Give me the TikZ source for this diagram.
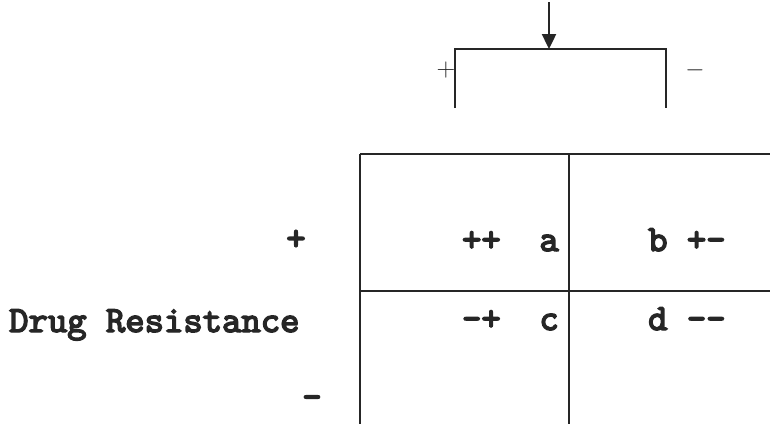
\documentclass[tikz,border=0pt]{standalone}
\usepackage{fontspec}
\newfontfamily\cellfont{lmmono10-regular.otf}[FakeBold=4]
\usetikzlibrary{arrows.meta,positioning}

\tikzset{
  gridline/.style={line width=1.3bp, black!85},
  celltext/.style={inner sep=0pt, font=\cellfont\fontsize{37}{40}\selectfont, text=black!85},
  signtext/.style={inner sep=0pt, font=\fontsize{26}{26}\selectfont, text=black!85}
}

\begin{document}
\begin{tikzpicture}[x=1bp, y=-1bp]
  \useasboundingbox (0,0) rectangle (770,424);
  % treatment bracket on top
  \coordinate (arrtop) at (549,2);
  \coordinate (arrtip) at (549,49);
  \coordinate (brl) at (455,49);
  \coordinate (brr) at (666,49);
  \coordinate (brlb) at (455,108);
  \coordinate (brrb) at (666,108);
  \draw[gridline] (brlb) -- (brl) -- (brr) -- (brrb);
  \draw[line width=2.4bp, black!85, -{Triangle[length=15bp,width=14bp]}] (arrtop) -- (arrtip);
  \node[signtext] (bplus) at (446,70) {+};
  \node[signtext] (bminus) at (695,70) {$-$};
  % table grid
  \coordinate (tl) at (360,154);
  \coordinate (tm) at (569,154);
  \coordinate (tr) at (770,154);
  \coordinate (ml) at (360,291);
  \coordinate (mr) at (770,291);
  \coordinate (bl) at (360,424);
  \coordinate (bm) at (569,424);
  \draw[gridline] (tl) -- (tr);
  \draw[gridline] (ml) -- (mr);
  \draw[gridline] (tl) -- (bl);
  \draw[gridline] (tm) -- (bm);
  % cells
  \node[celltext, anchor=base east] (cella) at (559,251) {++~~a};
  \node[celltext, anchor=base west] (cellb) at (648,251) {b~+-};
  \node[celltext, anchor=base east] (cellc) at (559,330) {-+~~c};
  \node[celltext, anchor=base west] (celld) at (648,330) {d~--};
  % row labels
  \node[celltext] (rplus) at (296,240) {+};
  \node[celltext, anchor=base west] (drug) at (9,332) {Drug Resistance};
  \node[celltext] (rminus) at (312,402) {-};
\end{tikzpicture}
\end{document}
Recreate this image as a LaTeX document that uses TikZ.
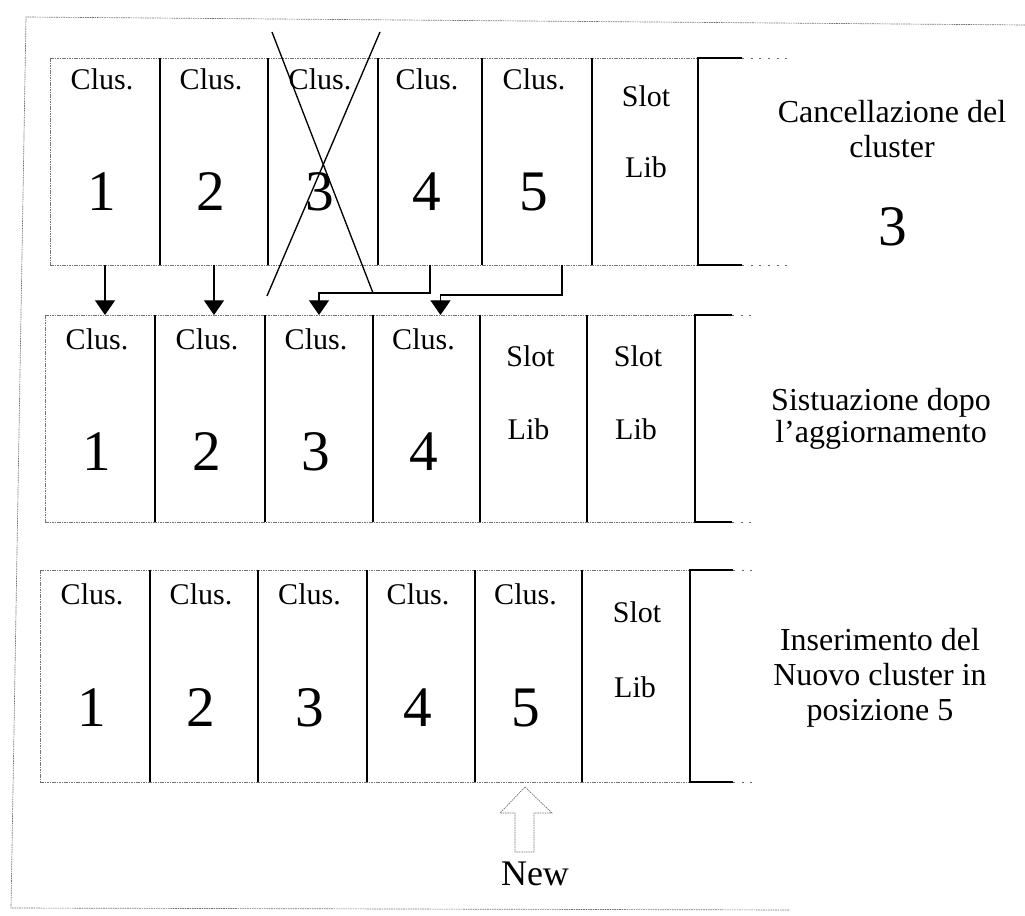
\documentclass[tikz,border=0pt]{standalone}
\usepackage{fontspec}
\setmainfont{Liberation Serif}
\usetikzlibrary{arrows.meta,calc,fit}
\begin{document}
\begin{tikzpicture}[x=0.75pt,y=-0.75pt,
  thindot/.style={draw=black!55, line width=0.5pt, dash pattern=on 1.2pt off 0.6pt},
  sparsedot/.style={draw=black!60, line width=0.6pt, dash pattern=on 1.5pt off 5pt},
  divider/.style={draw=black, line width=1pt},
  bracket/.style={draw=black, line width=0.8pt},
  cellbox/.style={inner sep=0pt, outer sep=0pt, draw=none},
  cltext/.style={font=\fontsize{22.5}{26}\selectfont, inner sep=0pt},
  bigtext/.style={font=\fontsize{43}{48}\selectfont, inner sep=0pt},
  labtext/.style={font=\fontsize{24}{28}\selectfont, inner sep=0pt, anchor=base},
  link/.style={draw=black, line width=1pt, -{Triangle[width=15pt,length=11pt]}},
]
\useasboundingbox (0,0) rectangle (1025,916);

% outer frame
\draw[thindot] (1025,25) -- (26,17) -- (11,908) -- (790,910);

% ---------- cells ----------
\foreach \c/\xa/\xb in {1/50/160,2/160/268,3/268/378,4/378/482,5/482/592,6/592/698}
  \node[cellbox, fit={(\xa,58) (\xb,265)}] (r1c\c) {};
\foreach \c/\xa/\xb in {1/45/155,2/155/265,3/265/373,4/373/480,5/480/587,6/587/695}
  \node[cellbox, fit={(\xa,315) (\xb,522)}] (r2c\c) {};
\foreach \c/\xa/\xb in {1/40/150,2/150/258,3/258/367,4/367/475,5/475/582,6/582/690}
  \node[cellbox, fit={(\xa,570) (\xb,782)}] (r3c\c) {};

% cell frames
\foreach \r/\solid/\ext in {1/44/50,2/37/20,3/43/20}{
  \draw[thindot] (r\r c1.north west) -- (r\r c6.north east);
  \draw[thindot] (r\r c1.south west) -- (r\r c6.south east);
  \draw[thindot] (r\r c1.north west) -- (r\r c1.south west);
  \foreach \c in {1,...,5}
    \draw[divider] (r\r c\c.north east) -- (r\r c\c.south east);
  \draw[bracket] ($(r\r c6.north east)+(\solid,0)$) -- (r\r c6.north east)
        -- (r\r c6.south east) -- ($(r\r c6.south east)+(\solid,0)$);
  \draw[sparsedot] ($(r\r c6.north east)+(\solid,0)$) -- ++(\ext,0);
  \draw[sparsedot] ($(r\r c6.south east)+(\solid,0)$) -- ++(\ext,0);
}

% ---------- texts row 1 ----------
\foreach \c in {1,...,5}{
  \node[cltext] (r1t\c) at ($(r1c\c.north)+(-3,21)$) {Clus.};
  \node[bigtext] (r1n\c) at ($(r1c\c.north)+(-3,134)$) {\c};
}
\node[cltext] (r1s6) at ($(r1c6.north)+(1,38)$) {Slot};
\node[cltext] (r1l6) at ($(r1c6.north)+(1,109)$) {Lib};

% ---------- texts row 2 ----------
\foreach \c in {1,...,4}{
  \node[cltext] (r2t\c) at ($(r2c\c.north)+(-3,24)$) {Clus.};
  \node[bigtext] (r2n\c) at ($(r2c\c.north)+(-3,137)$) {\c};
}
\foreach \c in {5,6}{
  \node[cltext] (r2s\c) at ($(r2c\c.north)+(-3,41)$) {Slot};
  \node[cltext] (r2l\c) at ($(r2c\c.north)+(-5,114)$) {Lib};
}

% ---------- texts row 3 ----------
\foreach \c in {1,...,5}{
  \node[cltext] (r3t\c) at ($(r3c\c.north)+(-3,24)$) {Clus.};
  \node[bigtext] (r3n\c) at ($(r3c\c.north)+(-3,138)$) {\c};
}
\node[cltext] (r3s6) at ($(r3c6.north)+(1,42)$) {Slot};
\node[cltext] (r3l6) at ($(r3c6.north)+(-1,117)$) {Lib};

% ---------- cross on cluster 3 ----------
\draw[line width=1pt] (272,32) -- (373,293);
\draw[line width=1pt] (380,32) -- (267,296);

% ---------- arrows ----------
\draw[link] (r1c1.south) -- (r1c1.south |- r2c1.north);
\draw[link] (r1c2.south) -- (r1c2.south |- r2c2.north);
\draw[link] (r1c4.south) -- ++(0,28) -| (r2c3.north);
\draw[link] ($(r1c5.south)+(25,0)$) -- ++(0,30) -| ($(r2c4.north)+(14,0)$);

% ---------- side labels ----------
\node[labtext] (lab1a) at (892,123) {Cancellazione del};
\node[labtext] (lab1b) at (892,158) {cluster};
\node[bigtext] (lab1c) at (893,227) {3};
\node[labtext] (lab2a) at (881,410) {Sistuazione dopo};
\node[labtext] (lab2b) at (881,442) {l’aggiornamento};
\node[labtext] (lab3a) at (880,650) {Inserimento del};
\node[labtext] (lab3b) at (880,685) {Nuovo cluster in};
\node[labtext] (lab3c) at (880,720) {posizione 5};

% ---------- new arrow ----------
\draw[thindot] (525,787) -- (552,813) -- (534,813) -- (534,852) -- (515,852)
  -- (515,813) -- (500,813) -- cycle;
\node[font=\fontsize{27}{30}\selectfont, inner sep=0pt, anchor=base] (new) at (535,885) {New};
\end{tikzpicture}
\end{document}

^^^^

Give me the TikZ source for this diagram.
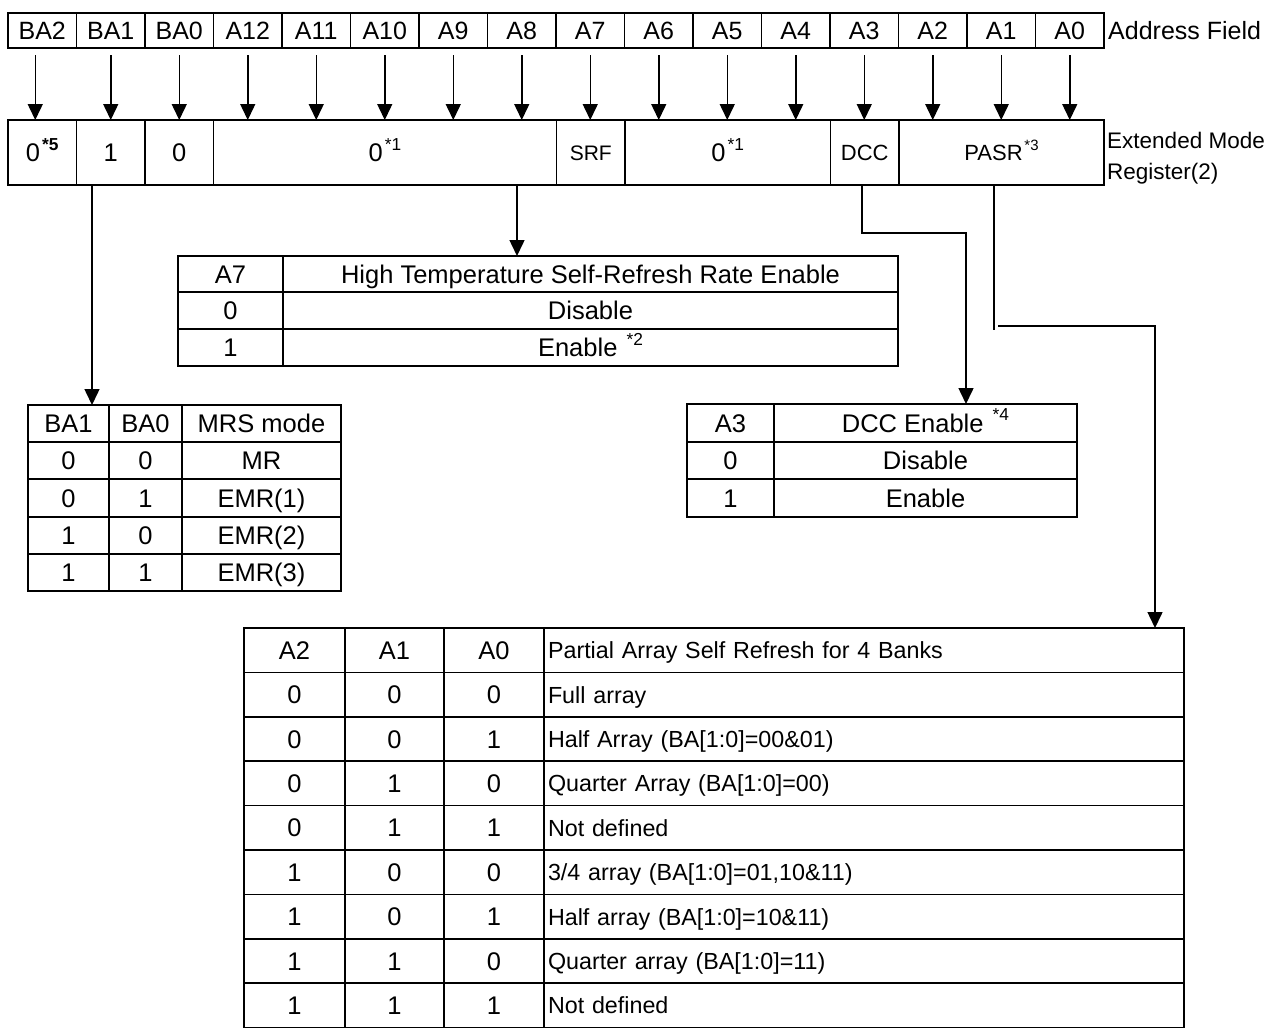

^^^^

Word for word, retype the lines in the entries above that run from the one with "Recreate this image" through the one with "(11,908) -- (790,910);". Both ends count; pictures do not.

Output for this task →
Recreate this image as a LaTeX document that uses TikZ.
\documentclass[tikz,border=0pt]{standalone}
\usepackage{fontspec}
\setmainfont{Liberation Serif}
\usetikzlibrary{arrows.meta,calc,fit}
\begin{document}
\begin{tikzpicture}[x=0.75pt,y=-0.75pt,
  thindot/.style={draw=black!55, line width=0.5pt, dash pattern=on 1.2pt off 0.6pt},
  sparsedot/.style={draw=black!60, line width=0.6pt, dash pattern=on 1.5pt off 5pt},
  divider/.style={draw=black, line width=1pt},
  bracket/.style={draw=black, line width=0.8pt},
  cellbox/.style={inner sep=0pt, outer sep=0pt, draw=none},
  cltext/.style={font=\fontsize{22.5}{26}\selectfont, inner sep=0pt},
  bigtext/.style={font=\fontsize{43}{48}\selectfont, inner sep=0pt},
  labtext/.style={font=\fontsize{24}{28}\selectfont, inner sep=0pt, anchor=base},
  link/.style={draw=black, line width=1pt, -{Triangle[width=15pt,length=11pt]}},
]
\useasboundingbox (0,0) rectangle (1025,916);

% outer frame
\draw[thindot] (1025,25) -- (26,17) -- (11,908) -- (790,910);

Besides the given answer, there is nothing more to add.